I'm considering to write a windows DLL using Kotli...
# kotlin-native
d
I'm considering to write a windows DLL using Kotlin native (I haven't used Kotlin for some years and have no experience with Kotlin native). I do not need to do anything fancy like concurrency. It is just meant for calculations. I haven't decided if it needs to access a database or not yet. I have heard that Kotlin native performance is not good. How bad is it exactly?

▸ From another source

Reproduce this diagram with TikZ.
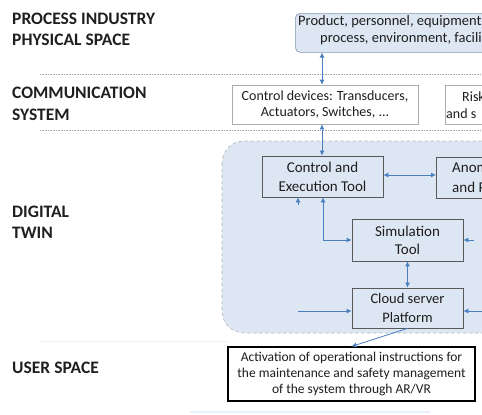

I can live with worse than C++ or Kotlin running on a JVM... but if it is anywhere near Python-level bad performance then that would be a problem.
a
in case you haven’t seen it, there was a discussion about Windows vs Linux performance in this thread https://kotlinlang.slack.com/archives/C3SGXARS6/p1673639700333769 it’s not an answer to your question but hopefully an example helps
d
seems to be a bit of a difference, my code wouldn't be as involved, performance-wise though
l
Kotlin/Native uses LLVM, like clang does for C++. The runtime is going to add a performance overhead, and the bitcode may be less optimized than the C++ compiler, but I'd expect the performance difference to be in the 2-3x range, more so than the ~72x range like python according to the latest study. https://www.researchgate.net/publication/320436353_Energy_efficiency_across_programming_languages_how_do_energy_time_and_memory_relate
The tests I've done, while not as scientifically rigorous, place it in the 2-3 range.
Edit: grammar When reading benchmarks like this, keep in mind that C/C++/Rust often use the ‘native’ cpu target, which produces the most optimized binary, but only ensures compatibility with the CPU used to build the binary. In production, you’d use the x86_64 or arm64 target, like Kotlin does.